* begin Extracted entries *

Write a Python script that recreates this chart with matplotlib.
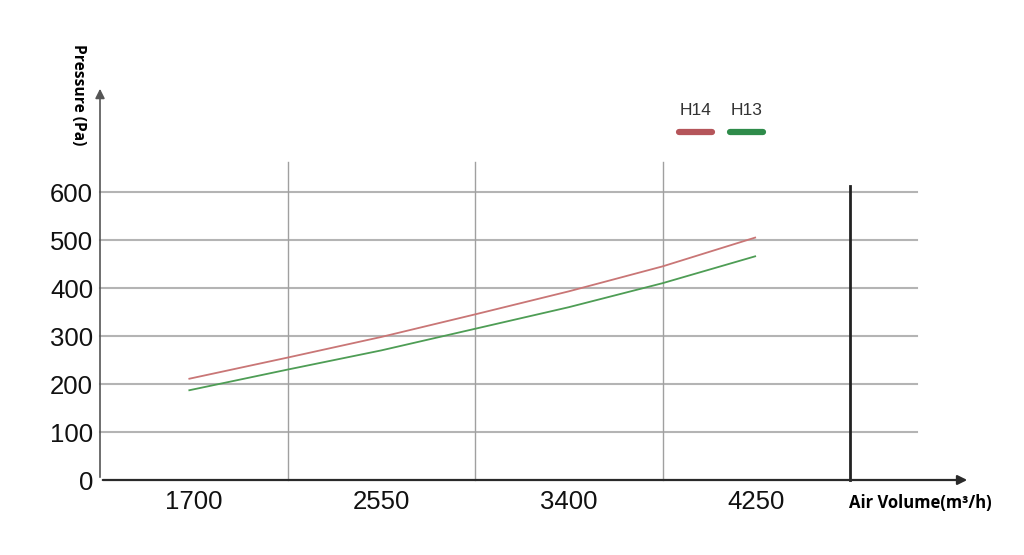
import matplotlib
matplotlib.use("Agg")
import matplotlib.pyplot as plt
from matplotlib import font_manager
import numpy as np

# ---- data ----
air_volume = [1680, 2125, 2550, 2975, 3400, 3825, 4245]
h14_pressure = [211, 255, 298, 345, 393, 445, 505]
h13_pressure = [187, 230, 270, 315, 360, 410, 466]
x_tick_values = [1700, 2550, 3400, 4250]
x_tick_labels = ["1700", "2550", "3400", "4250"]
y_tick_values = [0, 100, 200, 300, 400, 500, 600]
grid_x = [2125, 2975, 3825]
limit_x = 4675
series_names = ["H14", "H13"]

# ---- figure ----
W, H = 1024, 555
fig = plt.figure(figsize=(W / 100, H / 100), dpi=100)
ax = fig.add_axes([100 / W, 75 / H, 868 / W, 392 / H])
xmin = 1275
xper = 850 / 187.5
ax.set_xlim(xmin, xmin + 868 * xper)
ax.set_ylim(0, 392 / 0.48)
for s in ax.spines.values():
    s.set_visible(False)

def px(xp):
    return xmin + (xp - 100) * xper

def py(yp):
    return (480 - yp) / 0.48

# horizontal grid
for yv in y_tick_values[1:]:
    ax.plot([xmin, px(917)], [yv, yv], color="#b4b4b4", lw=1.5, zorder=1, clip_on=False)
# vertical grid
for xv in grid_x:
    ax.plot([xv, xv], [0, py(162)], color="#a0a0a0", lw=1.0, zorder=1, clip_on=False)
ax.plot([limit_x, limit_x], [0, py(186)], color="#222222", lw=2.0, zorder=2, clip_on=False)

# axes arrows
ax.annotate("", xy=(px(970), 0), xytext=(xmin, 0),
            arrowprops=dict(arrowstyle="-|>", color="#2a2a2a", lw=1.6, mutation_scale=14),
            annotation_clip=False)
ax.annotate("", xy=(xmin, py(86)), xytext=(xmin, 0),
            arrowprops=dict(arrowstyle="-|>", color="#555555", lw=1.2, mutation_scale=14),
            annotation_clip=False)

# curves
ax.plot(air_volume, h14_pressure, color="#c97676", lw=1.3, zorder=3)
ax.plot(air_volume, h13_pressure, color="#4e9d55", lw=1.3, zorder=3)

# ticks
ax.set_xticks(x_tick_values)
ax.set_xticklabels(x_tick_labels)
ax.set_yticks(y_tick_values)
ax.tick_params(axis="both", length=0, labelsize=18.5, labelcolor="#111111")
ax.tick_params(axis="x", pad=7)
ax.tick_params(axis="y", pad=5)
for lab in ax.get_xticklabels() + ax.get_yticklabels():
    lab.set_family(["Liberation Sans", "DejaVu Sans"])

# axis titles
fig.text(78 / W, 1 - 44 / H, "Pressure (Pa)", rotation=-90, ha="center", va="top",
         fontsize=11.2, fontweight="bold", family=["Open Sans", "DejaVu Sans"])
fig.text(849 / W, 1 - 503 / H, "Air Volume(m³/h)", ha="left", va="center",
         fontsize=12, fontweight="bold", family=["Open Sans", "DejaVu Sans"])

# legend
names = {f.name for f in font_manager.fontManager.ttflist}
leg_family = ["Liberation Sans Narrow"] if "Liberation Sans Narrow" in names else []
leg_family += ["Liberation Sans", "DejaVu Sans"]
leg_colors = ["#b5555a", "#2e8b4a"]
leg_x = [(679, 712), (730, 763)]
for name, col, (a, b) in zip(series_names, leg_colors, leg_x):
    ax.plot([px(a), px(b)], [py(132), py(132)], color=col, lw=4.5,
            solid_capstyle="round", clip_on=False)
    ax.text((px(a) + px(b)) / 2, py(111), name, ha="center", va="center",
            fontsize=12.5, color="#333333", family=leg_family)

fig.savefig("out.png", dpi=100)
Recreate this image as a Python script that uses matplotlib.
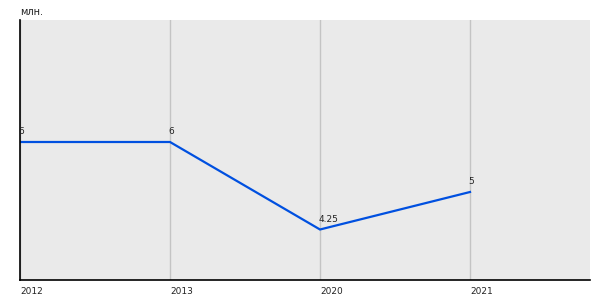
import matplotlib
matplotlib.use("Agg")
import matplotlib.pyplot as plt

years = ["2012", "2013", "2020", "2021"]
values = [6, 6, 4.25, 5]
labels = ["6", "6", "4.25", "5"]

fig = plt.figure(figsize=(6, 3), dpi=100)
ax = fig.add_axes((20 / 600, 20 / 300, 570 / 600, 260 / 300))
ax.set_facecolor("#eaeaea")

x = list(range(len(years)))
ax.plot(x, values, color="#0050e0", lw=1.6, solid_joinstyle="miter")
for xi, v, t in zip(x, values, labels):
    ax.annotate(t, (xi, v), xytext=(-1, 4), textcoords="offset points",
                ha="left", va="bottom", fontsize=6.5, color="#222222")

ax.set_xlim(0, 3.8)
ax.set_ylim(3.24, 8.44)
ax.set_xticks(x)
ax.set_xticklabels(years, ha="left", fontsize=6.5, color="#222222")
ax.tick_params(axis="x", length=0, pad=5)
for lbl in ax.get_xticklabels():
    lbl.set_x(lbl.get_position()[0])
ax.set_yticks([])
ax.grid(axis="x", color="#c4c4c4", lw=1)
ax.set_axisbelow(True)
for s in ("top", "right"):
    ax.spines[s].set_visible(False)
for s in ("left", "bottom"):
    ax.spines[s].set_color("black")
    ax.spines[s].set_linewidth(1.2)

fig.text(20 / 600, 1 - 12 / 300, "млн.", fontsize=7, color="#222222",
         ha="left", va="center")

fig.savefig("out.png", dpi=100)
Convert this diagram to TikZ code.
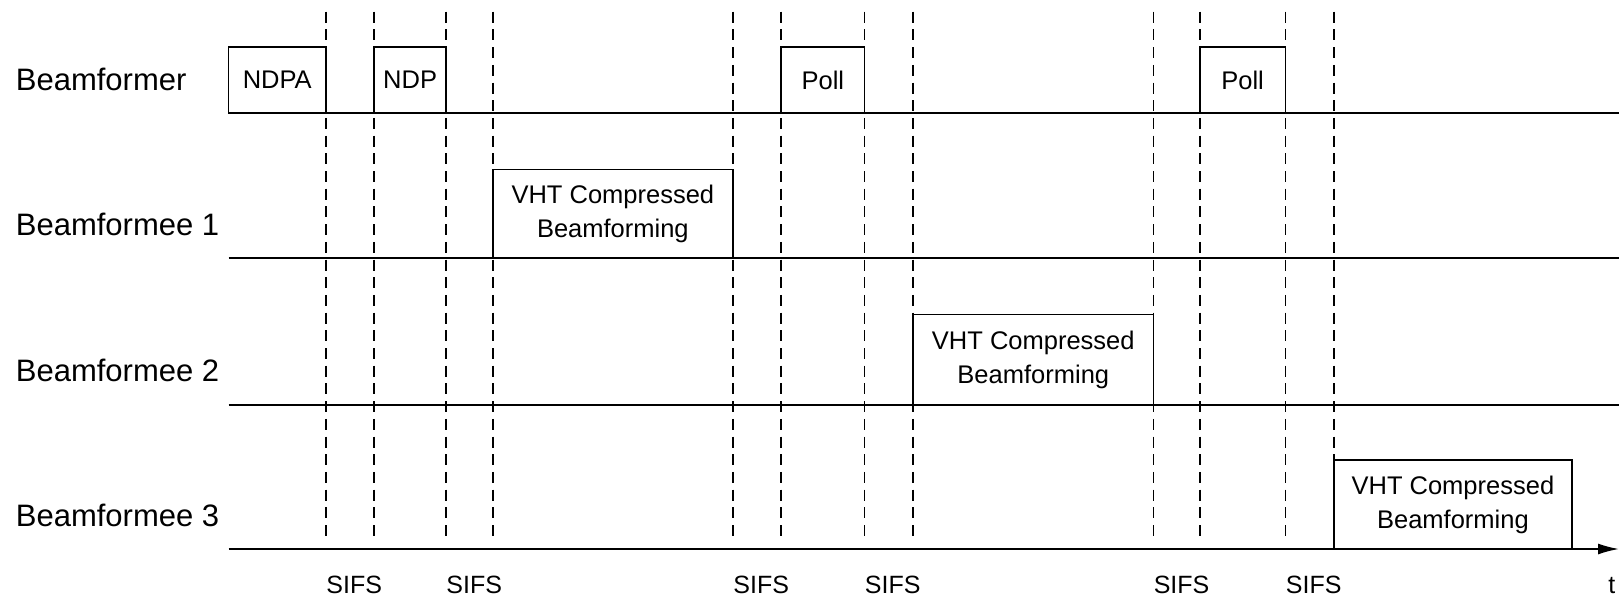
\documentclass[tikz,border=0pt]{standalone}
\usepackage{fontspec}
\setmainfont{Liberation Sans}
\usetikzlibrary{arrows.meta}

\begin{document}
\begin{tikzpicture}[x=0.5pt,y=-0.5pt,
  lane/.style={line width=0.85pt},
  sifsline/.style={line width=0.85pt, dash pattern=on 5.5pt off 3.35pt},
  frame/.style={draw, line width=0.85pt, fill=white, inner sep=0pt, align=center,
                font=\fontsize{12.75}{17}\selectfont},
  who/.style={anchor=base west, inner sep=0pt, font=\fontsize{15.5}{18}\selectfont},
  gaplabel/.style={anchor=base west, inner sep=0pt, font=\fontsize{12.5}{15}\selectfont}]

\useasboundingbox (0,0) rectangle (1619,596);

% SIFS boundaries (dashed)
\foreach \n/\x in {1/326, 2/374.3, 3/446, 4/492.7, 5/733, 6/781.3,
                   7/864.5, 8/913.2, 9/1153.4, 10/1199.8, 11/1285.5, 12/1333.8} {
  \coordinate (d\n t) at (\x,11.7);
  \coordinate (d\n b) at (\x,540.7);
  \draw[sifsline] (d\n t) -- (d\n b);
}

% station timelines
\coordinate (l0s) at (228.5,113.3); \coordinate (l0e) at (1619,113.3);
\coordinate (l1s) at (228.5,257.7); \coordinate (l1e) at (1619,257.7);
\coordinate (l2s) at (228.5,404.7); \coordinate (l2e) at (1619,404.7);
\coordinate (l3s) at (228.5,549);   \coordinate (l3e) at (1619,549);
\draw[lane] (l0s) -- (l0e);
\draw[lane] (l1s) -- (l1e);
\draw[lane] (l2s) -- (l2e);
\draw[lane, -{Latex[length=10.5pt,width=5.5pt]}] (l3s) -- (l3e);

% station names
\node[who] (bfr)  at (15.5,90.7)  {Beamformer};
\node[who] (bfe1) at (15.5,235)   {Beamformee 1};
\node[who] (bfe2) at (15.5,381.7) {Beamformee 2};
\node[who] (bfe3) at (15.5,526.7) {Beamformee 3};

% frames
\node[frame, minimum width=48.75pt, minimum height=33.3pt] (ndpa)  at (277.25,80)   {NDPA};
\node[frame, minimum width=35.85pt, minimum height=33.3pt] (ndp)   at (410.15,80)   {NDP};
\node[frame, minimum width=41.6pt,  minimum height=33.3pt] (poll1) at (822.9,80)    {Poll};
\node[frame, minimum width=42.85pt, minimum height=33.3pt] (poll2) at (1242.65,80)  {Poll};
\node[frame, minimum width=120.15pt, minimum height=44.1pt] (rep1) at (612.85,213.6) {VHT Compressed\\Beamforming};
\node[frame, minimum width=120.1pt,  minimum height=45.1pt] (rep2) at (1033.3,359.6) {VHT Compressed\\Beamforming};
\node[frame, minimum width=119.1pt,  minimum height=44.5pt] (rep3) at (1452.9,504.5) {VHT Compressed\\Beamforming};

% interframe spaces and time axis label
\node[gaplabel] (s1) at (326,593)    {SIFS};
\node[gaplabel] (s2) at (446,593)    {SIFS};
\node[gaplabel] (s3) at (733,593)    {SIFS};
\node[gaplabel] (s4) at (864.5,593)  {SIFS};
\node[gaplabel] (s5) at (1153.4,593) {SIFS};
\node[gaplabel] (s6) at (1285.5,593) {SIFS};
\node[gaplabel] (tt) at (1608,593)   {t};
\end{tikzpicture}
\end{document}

* end Extracted entries *

What to produce »
Up to and including the line containing "import numpy as np", repeat every line from the start of the data, but none of the pictures.

Written response »
Write a Python script that recreates this chart with matplotlib.
import matplotlib
matplotlib.use("Agg")
import matplotlib.pyplot as plt
from matplotlib import font_manager
import numpy as np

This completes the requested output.